With nine days left before my boys head back to school, our afternoons have become suddenly peaceful.  The electric guitar lays silent, the television screen is dark, and no one is trying to kill anyone on Call of Duty.  The brothers have retreated to their respective serene corners of the house – Chase on the big chair in the den, Noah in his room – each with a carefully selected book.  They are engrossed in the words, intensely taking it all in, and anxiously turning the pages.

A parent’s dream? A Norman Rockwell scene?  A testament to the fine upbringing they have received? Or….

HOLY SHIT THEY ONLY HAVE NINE DAYS LEFT TO FINISH THEIR SUMMER READING ASSIGNMENTS!!!!!!!

Yes, MoB readers, we are, of course, talking about the latter.  At this rate, if they read 1000 pages each day for the next week, they will have completed their assignments by the time they return to the hallowed halls of public school.  Actually, it is not that bad, maybe they only have to read 100 pages a day.  But that’s not exactlygood either.  Like every red-blooded American teenager, they put this reading off until the very last minute.  And like every red-blooded American parent, Dave and I let them procrastinate.  Summer came around and we were so tired of nagging them about homework, we embraced the laissez faire attitude for weeks, only to bring on the heavy wrath and threats of solitary confinement in these last few days.  It may seem harsh, but let me tell you, these fellas have it GOOD.

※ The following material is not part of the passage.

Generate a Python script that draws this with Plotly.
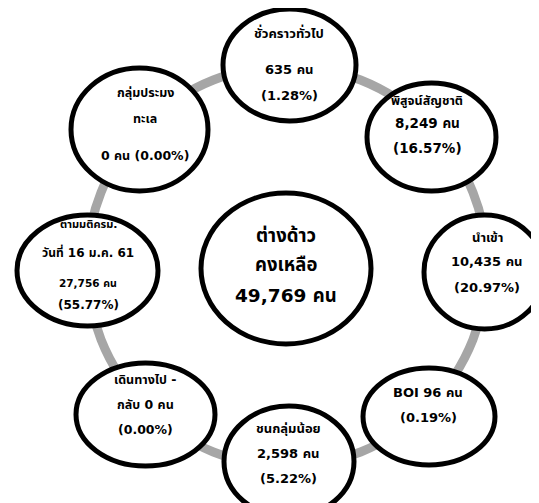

When I was a kid, our summer reading consisted of SIX classics every year.  We read Dickens, Hardy, Salinger, Bronte, Hemingway, Dreiser, Twain, Orwell, Steinbeck and Lewis.  Some I loved, others not so much.  And it was always a struggle to finish in those last few days, the pragmatics resorting to Cliff Notes in preparation for the test that was promised on the first day of school but usually didn’t happen until the fifth.  Summer reading was stressful back then, even for those of us who were on top of it.  But today?

My boys each have to read TWO books from a wide selection of choices – many which can also be rented on Netflix.  (Even Cliff Notes are considered burdensome!  Oh, the humanity!)    Noah has read is reading The Life of Pi and The Curious Incident of the Dog in the Nighttime.  By next week, with any luck Chase will have toiled through The Hunger Games and The Lost Hero (Percy Jackson).

Really educators????  The Hunger Games?

If you want to talk Dystopia, gimme a little 1984!  My child is going to grow up thinking that Big Brother is a reality TV show, for Peeta sakes!  Ignorance is Strength.  Indeed.

And that boy on the raft with a tiger which may or may not be real?  The Old Man and the Sea would crush that kid with just one look and a shot of dragon breath that comes with days of hopeless hanging on to a large fish and no time to brush.  Whatever happened to good old fashioned despair and incredibly bleak and depressing endings?

It feels like our schools have gone soft, almost as if they have surrendered to an age when books don’t matter as much as entertainment.  My son’s summer reading assignments desperately scream, “PLEASE READ SOMETHING!  ANYTHING!”  And even that they can’t get to until there are nine days left until school starts.

The summer reading rite of passage has been newly paved and significantly shortened.  And while the new curriculum makes it easier on our kids and us parents, I miss the olden days.  The tattered paperback books I toiled through in the 1980s remain part of my library today.  And occasionally as I’m scanning my shelves for something worthy, my eyes will fall upon the various book spines and I’ll smile.  I really want my guys to be able to understand what I mean when I suggest that a party was all Lord of the Flies or how, after a few days without showering or changing clothes I might resemble Miss Havisham.

Maybe I’ll treat them to these books over the next few years. If nothing else, it might inspire them to buy the Cliff Notes, which in my old fashioned academic opinion, is better than taking the road to a “theater near you.”